* _What the exercise asks_: In the data below, find every line that has the string "this", and copy it.

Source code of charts

------------------------------

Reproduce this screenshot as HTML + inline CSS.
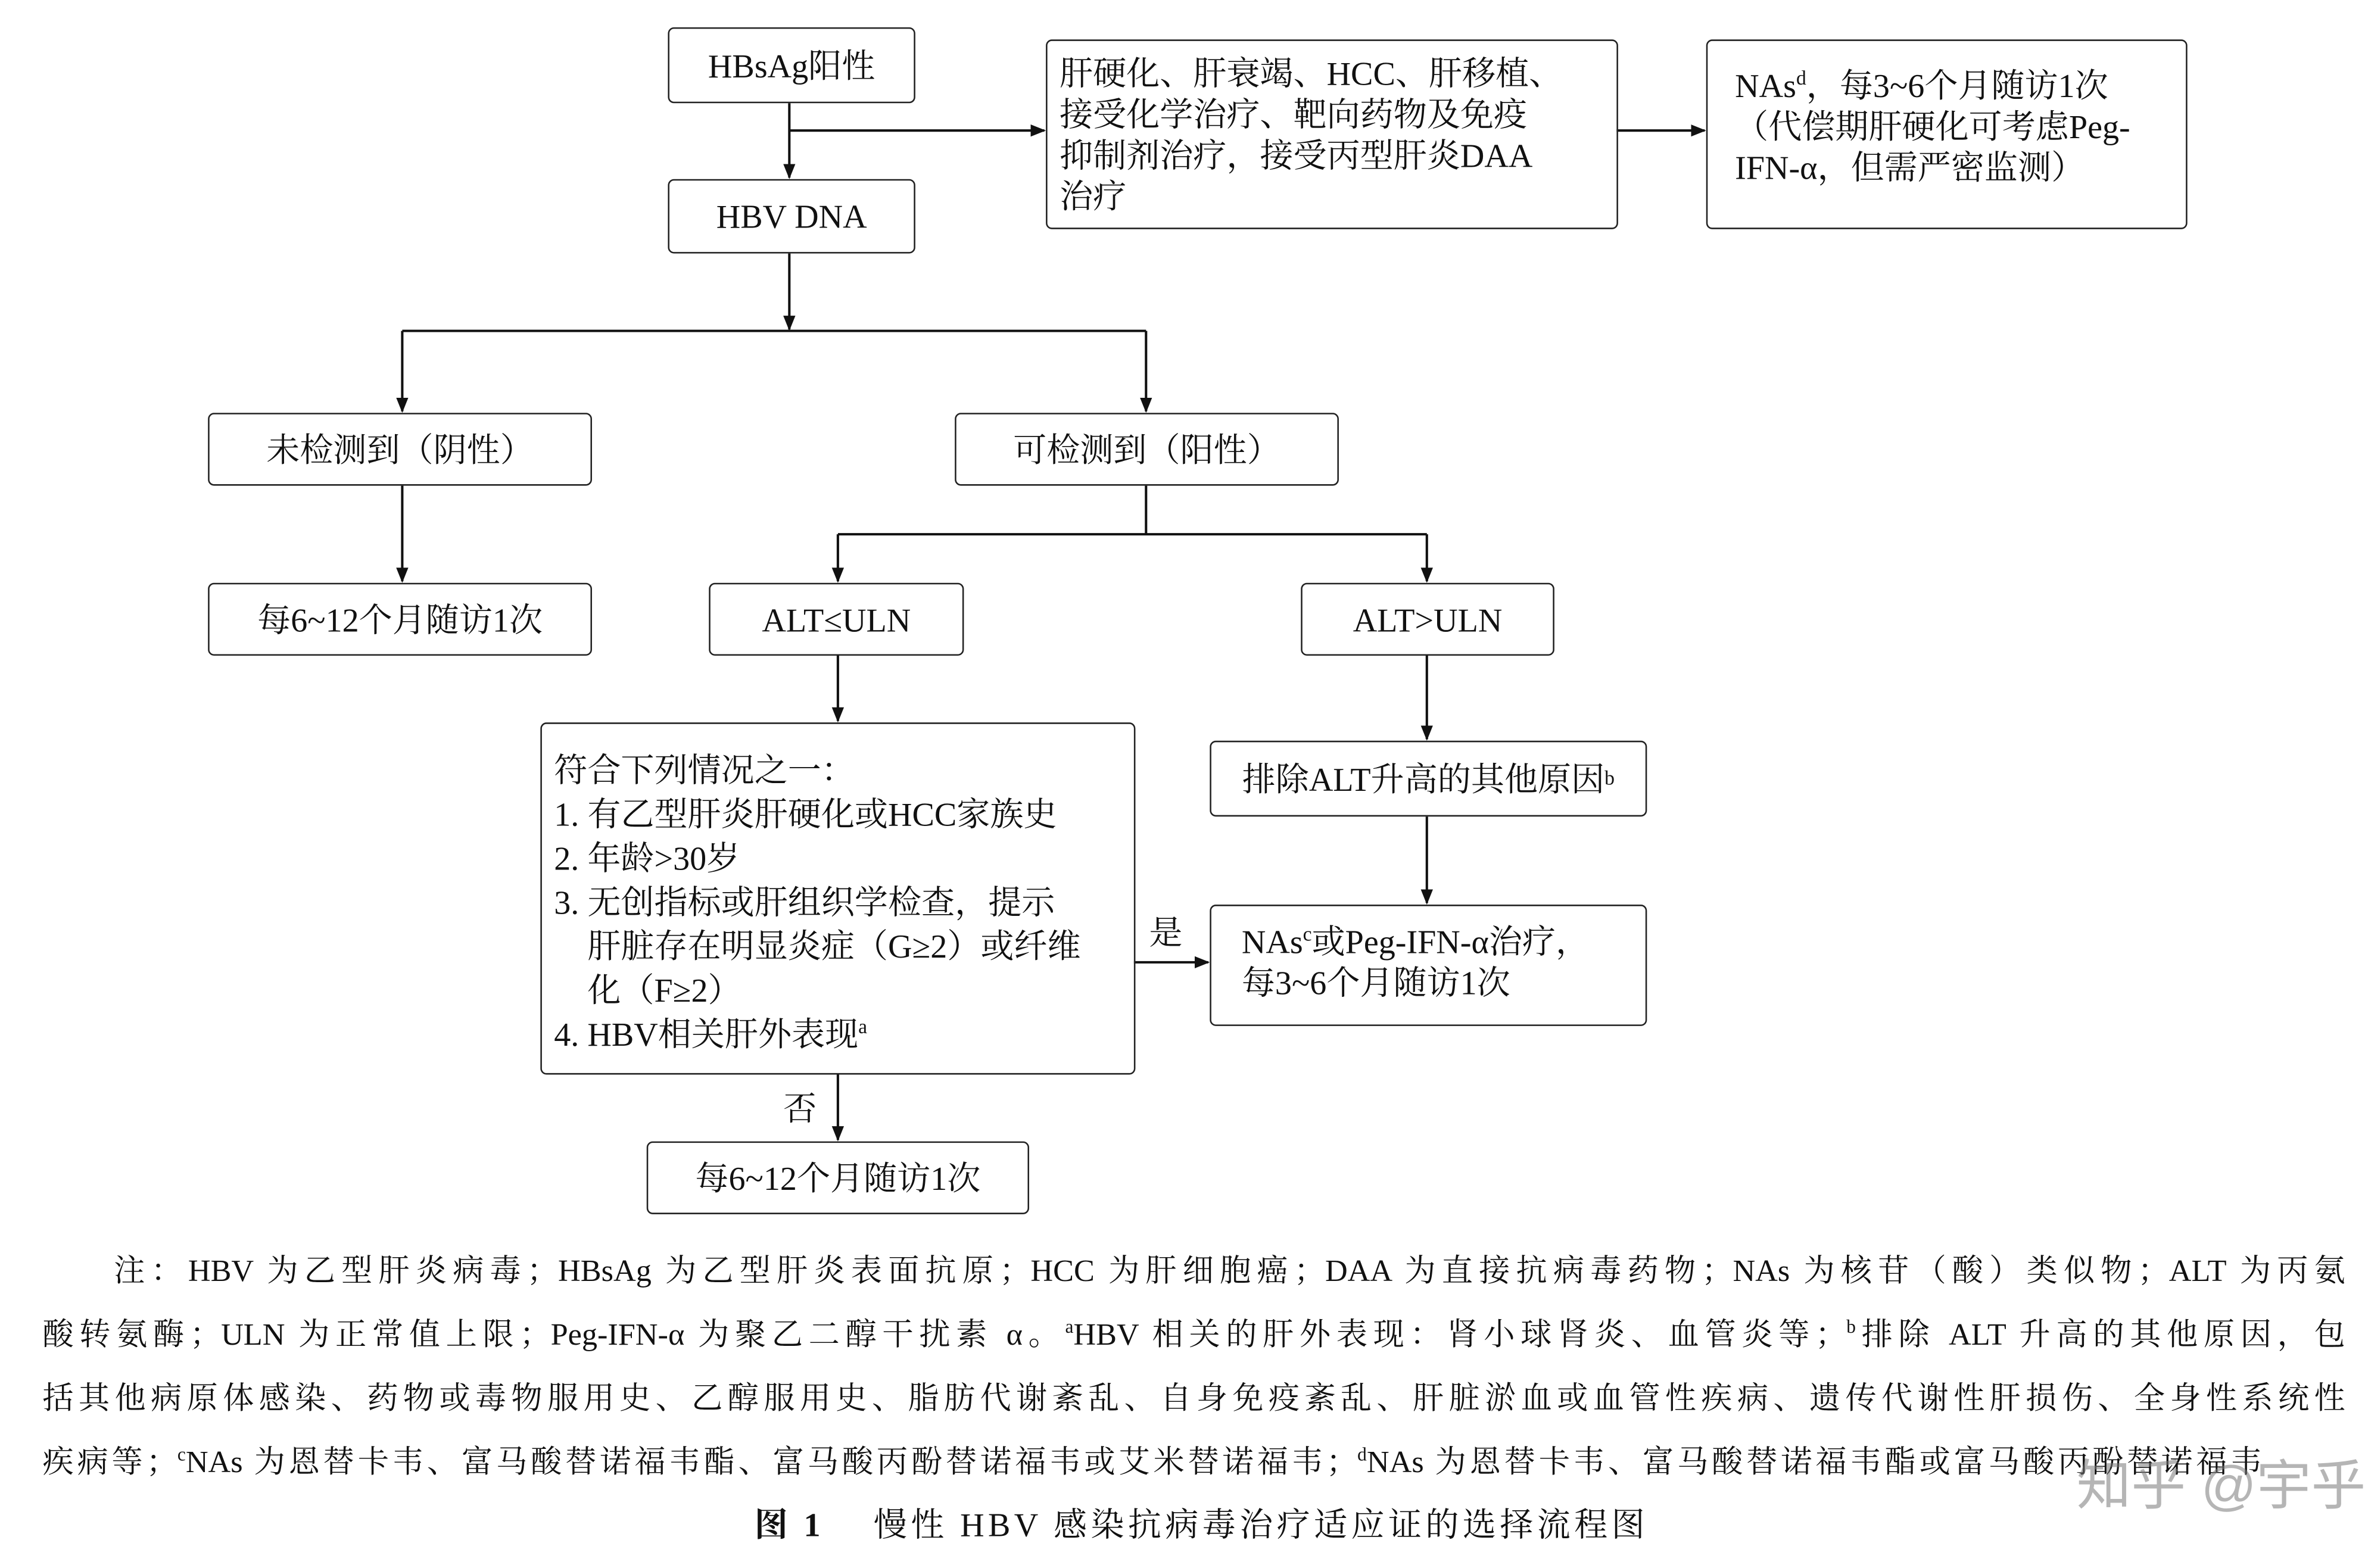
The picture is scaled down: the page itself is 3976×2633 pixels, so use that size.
<!DOCTYPE html>
<html><head><meta charset="utf-8"><style>
html,body{margin:0;padding:0;background:#fff;}
body{width:3976px;height:2632px;overflow:hidden;position:relative;}
#c{position:absolute;left:0;top:0;width:1560px;height:1033px;transform:scale(2.5487);transform-origin:0 0;font-family:"Liberation Serif","Noto Serif CJK SC",serif;color:#111;}
.b{position:absolute;border:1.6px solid #222;border-radius:4px;box-sizing:border-box;font-size:22px;line-height:27px;background:transparent;}
.cc{display:flex;align-items:center;justify-content:center;white-space:nowrap;}
.l{padding:4px 8px;white-space:nowrap;}
sup{font-size:60%;line-height:0;}
.n{position:absolute;left:28px;width:1517px;font-size:20.5px;line-height:42px;text-align:justify;text-align-last:justify;white-space:nowrap;}
.t{position:absolute;font-size:22px;}
</style></head><body><div id="c">
<svg width="1560" height="1033" style="position:absolute;left:0;top:0">
<defs><marker id="a" markerWidth="10" markerHeight="10" refX="9" refY="5" orient="auto" markerUnits="userSpaceOnUse"><path d="M0,1 L10,5 L0,9 Z" fill="#111"/></marker></defs>
<g stroke="#111" stroke-width="1.6" fill="none">
<line x1="520" y1="68" x2="520" y2="117" marker-end="url(#a)"/>
<line x1="520" y1="86" x2="688" y2="86" marker-end="url(#a)"/>
<line x1="1065" y1="86" x2="1123" y2="86" marker-end="url(#a)"/>
<line x1="520" y1="167" x2="520" y2="217" marker-end="url(#a)"/>
<line x1="265" y1="218" x2="755" y2="218"/>
<line x1="265" y1="218" x2="265" y2="271" marker-end="url(#a)"/>
<line x1="755" y1="218" x2="755" y2="271" marker-end="url(#a)"/>
<line x1="265" y1="320" x2="265" y2="383" marker-end="url(#a)"/>
<line x1="755" y1="320" x2="755" y2="352"/>
<line x1="552" y1="352" x2="940" y2="352"/>
<line x1="552" y1="352" x2="552" y2="383" marker-end="url(#a)"/>
<line x1="940" y1="352" x2="940" y2="383" marker-end="url(#a)"/>
<line x1="552" y1="432" x2="552" y2="475" marker-end="url(#a)"/>
<line x1="940" y1="432" x2="940" y2="487" marker-end="url(#a)"/>
<line x1="940" y1="538" x2="940" y2="595" marker-end="url(#a)"/>
<line x1="747" y1="634" x2="796" y2="634" marker-end="url(#a)"/>
<line x1="552" y1="708" x2="552" y2="751" marker-end="url(#a)"/>
</g></svg>
<div class="b cc" style="left:440px;top:18px;width:163px;height:50px">HBsAg阳性</div>
<div class="b cc" style="left:440px;top:118px;width:163px;height:49px">HBV DNA</div>
<div class="b l" style="left:689px;top:26px;width:377px;height:125px;padding-top:8px">肝硬化、肝衰竭、HCC、肝移植、<br>接受化学治疗、靶向药物及免疫<br>抑制剂治疗，接受丙型肝炎DAA<br>治疗</div>
<div class="b l" style="left:1124px;top:26px;width:317px;height:125px;padding-top:16px;padding-left:18px">NAs<sup>d</sup>，每3~6个月随访1次<br>（代偿期肝硬化可考虑Peg-<br>IFN-α，但需严密监测）</div>
<div class="b cc" style="left:137px;top:272px;width:253px;height:48px">未检测到（阴性）</div>
<div class="b cc" style="left:629px;top:272px;width:253px;height:48px">可检测到（阳性）</div>
<div class="b cc" style="left:137px;top:384px;width:253px;height:48px">每6~12个月随访1次</div>
<div class="b cc" style="left:467px;top:384px;width:168px;height:48px">ALT≤ULN</div>
<div class="b cc" style="left:857px;top:384px;width:167px;height:48px">ALT&gt;ULN</div>
<div class="b l" style="left:356px;top:476px;width:392px;height:232px;padding-top:16px;line-height:29px">符合下列情况之一：<br>1. 有乙型肝炎肝硬化或HCC家族史<br>2. 年龄&gt;30岁<br>3. 无创指标或肝组织学检查，提示<br>&nbsp;&nbsp;&nbsp;&nbsp;肝脏存在明显炎症（G≥2）或纤维<br>&nbsp;&nbsp;&nbsp;&nbsp;化（F≥2）<br>4. HBV相关肝外表现<sup>a</sup></div>
<div class="b cc" style="left:797px;top:488px;width:288px;height:50px">排除ALT升高的其他原因<sup>b</sup></div>
<div class="b l" style="left:797px;top:596px;width:288px;height:80px;padding-top:10px;padding-left:20px">NAs<sup>c</sup>或Peg-IFN-α治疗，<br>每3~6个月随访1次</div>
<div class="b cc" style="left:426px;top:752px;width:252px;height:48px">每6~12个月随访1次</div>
<div class="t" style="left:757px;top:598px">是</div>
<div class="t" style="left:516px;top:714px">否</div>
<div class="n" style="top:817px;left:75px;width:1470px">注：HBV 为乙型肝炎病毒；HBsAg 为乙型肝炎表面抗原；HCC 为肝细胞癌；DAA 为直接抗病毒药物；NAs 为核苷（酸）类似物；ALT 为丙氨</div>
<div class="n" style="top:859px">酸转氨酶；ULN 为正常值上限；Peg-IFN-α 为聚乙二醇干扰素 α。<sup>a</sup>HBV 相关的肝外表现：肾小球肾炎、血管炎等；<sup>b</sup>排除 ALT 升高的其他原因，包</div>
<div class="n" style="top:901px">括其他病原体感染、药物或毒物服用史、乙醇服用史、脂肪代谢紊乱、自身免疫紊乱、肝脏淤血或血管性疾病、遗传代谢性肝损伤、全身性系统性</div>
<div class="n" style="top:943px;width:1462px">疾病等；<sup>c</sup>NAs 为恩替卡韦、富马酸替诺福韦酯、富马酸丙酚替诺福韦或艾米替诺福韦；<sup>d</sup>NAs 为恩替卡韦、富马酸替诺福韦酯或富马酸丙酚替诺福韦</div>
<div style="position:absolute;left:1368px;top:950px;font-size:36px;color:rgba(120,120,120,0.55);font-family:'Liberation Sans','Noto Sans CJK SC',sans-serif;white-space:nowrap">知乎 @宇乎</div>
<div style="position:absolute;left:497px;top:988px;font-size:22px;white-space:nowrap;letter-spacing:2.5px"><b>图 1</b>　 慢性 HBV 感染抗病毒治疗适应证的选择流程图</div>
</div></body></html>
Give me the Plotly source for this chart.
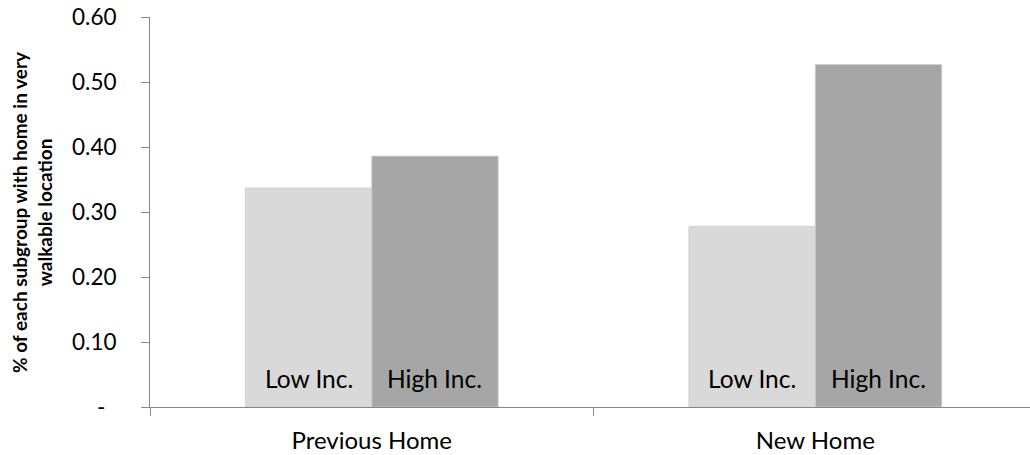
import plotly.graph_objects as go

categories = ["Previous Home", "New Home"]
series_names = ["Low Inc.", "High Inc."]
low_inc = [0.337, 0.278]
high_inc = [0.386, 0.527]
colors = ["#d9d9d9", "#a6a6a6"]
tick_vals = [0, 0.1, 0.2, 0.3, 0.4, 0.5, 0.6]
tick_text = ["-\u2002", "0.10", "0.20", "0.30", "0.40", "0.50", "0.60"]
y_title = "% of each subgroup with home in very<br>walkable location"

FONT = "Lato, 'Open Sans', sans-serif"
BAR_PX = 126  # width of one bar in px, used to offset labels

fig = go.Figure()
for name, vals, col in zip(series_names, [low_inc, high_inc], colors):
    fig.add_trace(go.Bar(
        x=categories, y=vals, name=name,
        marker=dict(color=col, line=dict(color="#cfcfcf", width=0.8)),
        hoverinfo="y",
    ))

# in-bar labels at the base of each bar
for i, name in enumerate(series_names):
    shift = (-0.5 if i == 0 else 0.5) * BAR_PX
    for cat in categories:
        fig.add_annotation(
            x=cat, y=0, xref="x", yref="y",
            text=name, showarrow=False,
            xanchor="center", yanchor="bottom",
            xshift=shift, yshift=12,
            font=dict(family=FONT, size=24.5, color="#000000"),
        )

fig.update_layout(
    width=1030, height=455,
    margin=dict(l=150, r=0, t=17, b=48),
    barmode="group", bargap=0.43, bargroupgap=0,
    plot_bgcolor="white", paper_bgcolor="white",
    showlegend=False,
    font=dict(family=FONT, color="#000000"),
)
fig.update_xaxes(
    range=[-0.5, 1.484],
    showline=True, linecolor="#868686", linewidth=1,
    ticks="outside", tickson="boundaries", ticklen=8, tickcolor="#868686",
    ticklabelstandoff=12,
    tickfont=dict(family=FONT, size=24, color="#000000"),
    showgrid=False, zeroline=False,
)
fig.update_yaxes(
    range=[0, 0.6],
    tickvals=tick_vals, ticktext=tick_text,
    showline=True, linecolor="#868686", linewidth=1,
    ticks="outside", ticklen=8, tickcolor="#868686",
    ticklabelstandoff=20,
    tickfont=dict(family=FONT, size=22.5, color="#000000"),
    showgrid=False, zeroline=False,
)
fig.add_annotation(
    text="<b>" + y_title + "</b>",
    xref="paper", yref="paper", x=0, y=0.5,
    xshift=-118, xanchor="center", yanchor="middle",
    textangle=-90, showarrow=False,
    font=dict(family=FONT, size=19, color="#000000"),
)

fig.write_html("out.html")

------------------------------

* _In response_:
Reproduce this screenshot as HTML + inline CSS.
Give me the Plotly source for this chart.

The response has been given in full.